In 2014, Steve Adcock, 36, and his wife Courtney, 32, decided to double down on their savings in order to retire early.
About two years later, Steve left his career in information technology at age 35. Courtney left her IT job in April 2017, and since, the two have been traveling the country full-time in a 30-foot Airstream trailer.
While the couple made good money — a combined $200,000 to $230,000 a year — their success boiled down to learning how to spend less rather than figuring out how to make more.
"Never assume income and retirement are tied at the hip," Adcock writes on his blog, ThinkSaveRetire. "It is almost always easier to retire early based on a high level of savings than a high level of income."
That's because the more you earn, the more susceptible you are to lifestyle inflation, Adcock explains: "The more we have, the more we want, and the more we want, the more we spend. The cycle is wicked, and it is nearly everlasting."
When it comes to early retirement, it's not about how much you make. "Can you retire early with a huge income? Of course," Adocock notes. But income "is no recipe for success. ... Your lifestyle is what dictates the magical date for retirement."

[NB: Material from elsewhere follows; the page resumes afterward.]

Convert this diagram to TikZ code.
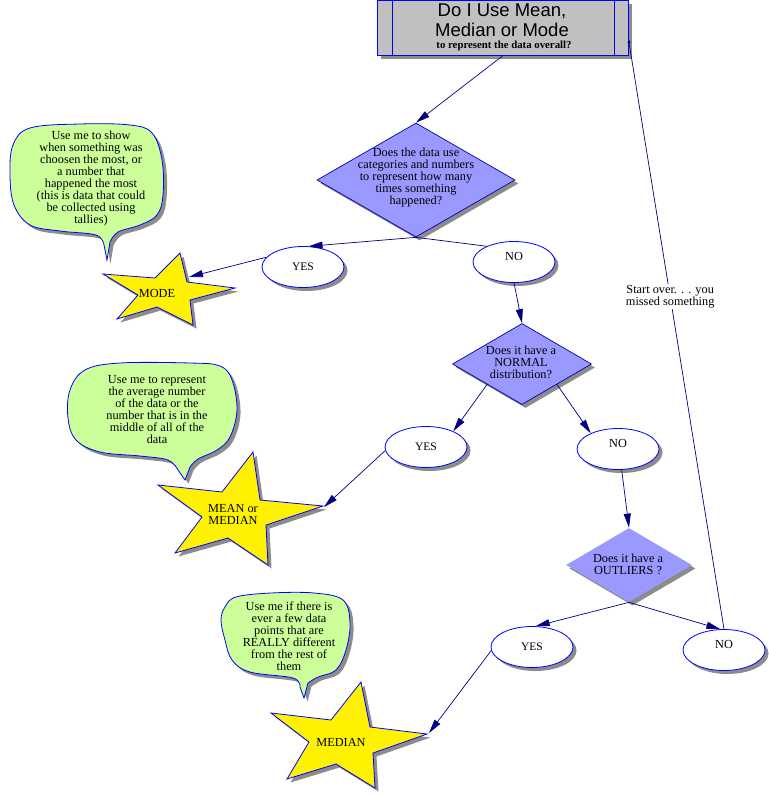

It was only after the Adcocks designed a more cost-effective lifestyle — they cut back on their day-to-day expenses, sold their cars and possessions and traded in their 1,600 square-foot house for an Airstream — when they started to see success.
The lifestyle changes allowed them to bank 70 percent of their combined income. But the couple didn't stop there. They invested their savings.
In short: Design a lifestyle that reduces your expenses and maximizes your savings. Then, put your extra savings to work.